To Help Birds and Insects, Cultivate Native Gardens

Entomologist Doug Tallamy explains how filling our yards with local plants can provide our feathered friends with a caterpillar buffet

August 29, 2023 | Source: Knowable Magazine | by Emily Underwood

As a boy growing up in the ’60s, Doug Tallamy made daily visits to a pond on one of the last empty lots in his suburban New Jersey neighborhood. It was teeming with dragonflies and water beetles, polliwogs and frogs — until bulldozers arrived, burying the pond and its inhabitants.
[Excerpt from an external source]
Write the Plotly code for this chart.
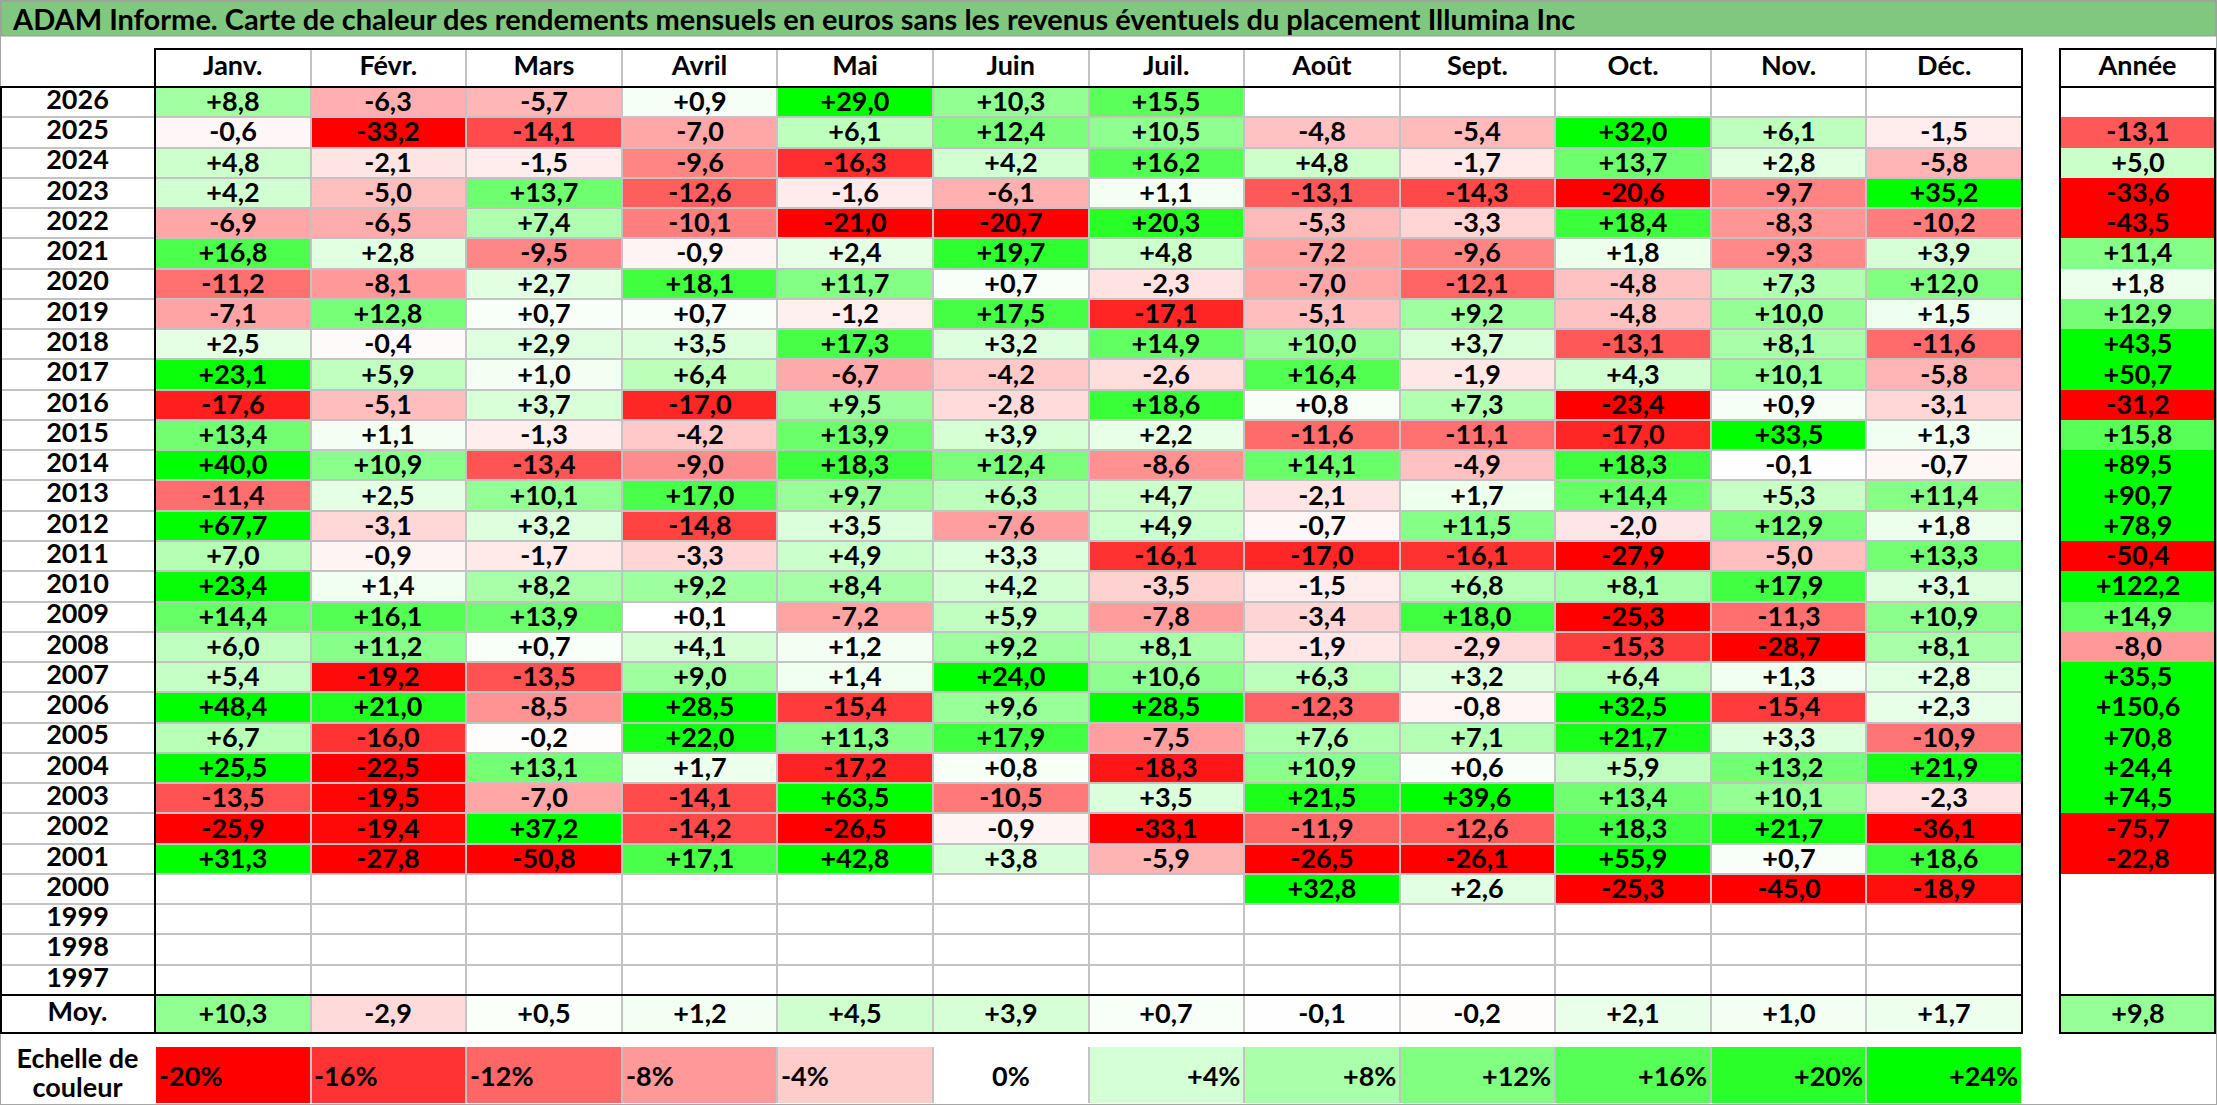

That early loss sparked a lifelong passion for understanding nature. Tallamy became an entomologist, studying insect behaviors like egg dumping, in which female insects leave their own eggs in another female’s nest, and paternal care, in which male insects such as giant water beetles carry their egg broods on their backs. It also spurred Tallamy’s interest in protecting and restoring habitat. Although he couldn’t save the pond, Tallamy now realizes there had been nothing to stop him from digging another pond in his own backyard 50 yards away to create a refuge for the dragonflies and polliwogs. “My parents probably would have helped me — it would have been great,” he says.

Half a century later, Tallamy is alarmed by the loss of insect abundance and diversity on nearly every continent, from butterflies and bumblebees to tiger beetles and aquatic insects such as stone flies. Habitat destruction from agriculture, development and encroachment by invasive non-native plants is one major driver of the declines, experts agree.